Low-temperature magnetization and the excitation spectrum of antiferromagnetic Heisenberg spin rings

Accurate results are obtained for the low-temperature magnetization vs magnetic field of Heisenberg spin rings consisting of an even number N of intrinsic spins s=1/2,1,3/2,2,5/2,3,7/2 with nearest-neighbor antiferromagnetic exchange by employing a numerically exact quantum Monte Carlo method. A straightforward analysis of this data, in particular, the values of the level-crossing fields, provides accurate results for the lowest-energy eigenvalue E-N(S,s) for each value of the total spin quantum number S. In particular, the results are substantially more accurate than those provided by the rotational band approximation. For s <= 5/2, data are presented for all even N <= 20, which are particularly relevant for experiments on finite magnetic rings.
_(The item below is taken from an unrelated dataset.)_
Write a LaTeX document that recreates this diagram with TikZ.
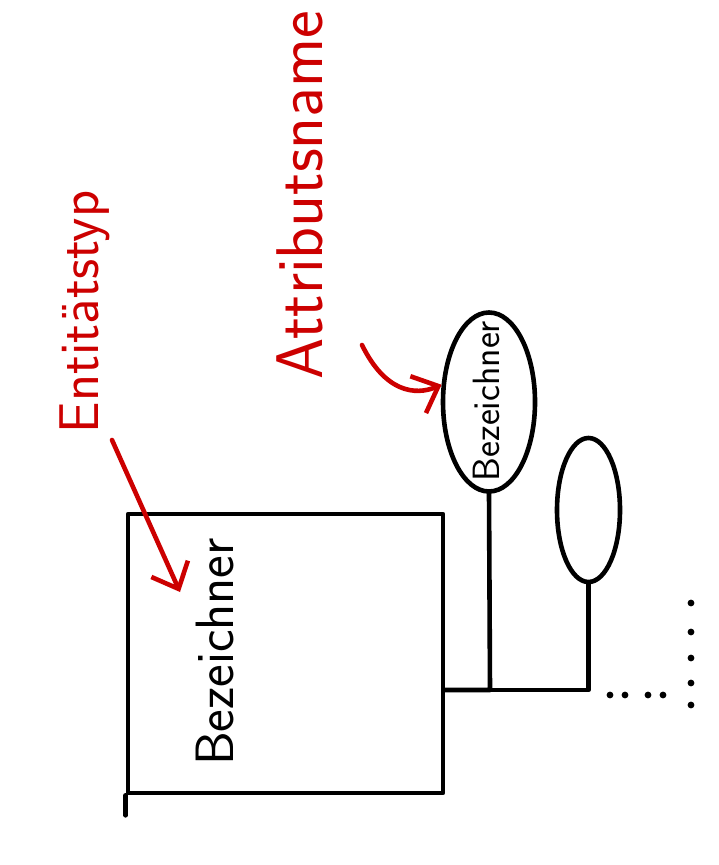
\documentclass[tikz,border=0pt]{standalone}
\usepackage{tikz}
\usetikzlibrary{shapes.geometric,arrows.meta}
\definecolor{penred}{RGB}{204,0,0}
\tikzset{
    pen/.style={line width=2.3pt, line cap=round, line join=round},
    entity/.style={pen, draw, rectangle, inner sep=0pt},
    attribute/.style={pen, draw, ellipse, inner sep=0pt},
    handtext/.style={rotate=90, inner sep=1pt},
    redlabel/.style={handtext, text=penred},
    redarrow/.style={pen, draw=penred, -{Straight Barb[length=11pt,width=20pt,line width=2.3pt]}}
}

\begin{document}
\begin{tikzpicture}[x=0.5pt, y=-0.5pt]
    \useasboundingbox (0,0) rectangle (718,865);

    % Entity with its name
    \node[entity, minimum width=157.5pt, minimum height=139.5pt] (ent) at (285.5,653.5) {};
    \node[handtext, font=\fontsize{27}{27}\sffamily] (entname) at (215,652) {Bezeichner};
    \draw[pen] (ent.south west) -- ++(0,20);

    % Attributes
    \node[attribute, minimum width=46pt, minimum height=89.5pt] (attr1) at (489,402) {};
    \node[handtext, font=\fontsize{19}{19}\sffamily] (attr1name) at (486,401) {Bezeichner};
    \node[attribute, minimum width=31.5pt, minimum height=72pt] (attr2) at (588.5,510) {};

    % Connections
    \coordinate (j1) at (490,690);
    \coordinate (j2) at (588.5,690);
    \draw[pen] (ent.east |- j1) -- (j1) -- (attr1.south);
    \draw[pen] (j1) -- (j2) -- (attr2.south);

    % More attributes follow
    \foreach \x in {610,625,648,663}
        \fill (\x,695) circle (1.7pt);
    \foreach \y in {603,632,658,683,705}
        \fill (691,\y) circle (1.7pt);

    % Red annotations
    \node[redlabel, font=\fontsize{28}{28}\sffamily] (entlabel) at (85,312) {Entitätstyp};
    \node[redlabel, font=\fontsize{33}{33}\sffamily] (attrlabel) at (300,195) {Attributsname};

    \coordinate (enttail) at (112,440);
    \coordinate (enttip) at (180,592);
    \draw[redarrow] (enttail) -- (enttip);

    \coordinate (attrtail) at (362,345);
    \draw[redarrow] (attrtail) .. controls (385,392) and (415,396) .. (attr1.160);
\end{tikzpicture}
\end{document}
Furthermore, we find that for s >= 3/2, the dependence of E-N(S,s) on s can be described by a scaling relation, and this relation is shown to hold well for ring sizes up to N=80 for all intrinsic spins in the range 3/2 <= s <= 7/2. Considering ring sizes in the interval 8 <= N <= 50, we find that the energy gap between the ground state and the first excited state approaches zero proportional to 1/N-alpha, where alpha approximate to 0.76 for s=3/2 and alpha approximate to 0.84 for s=5/2. Finally, we demonstrate the usefulness of our present results for E-N(S,s) by examining the Fe-12 ring-type magnetic molecule, leading to a more accurate estimate of the exchange constant for this system than has been obtained heretofore.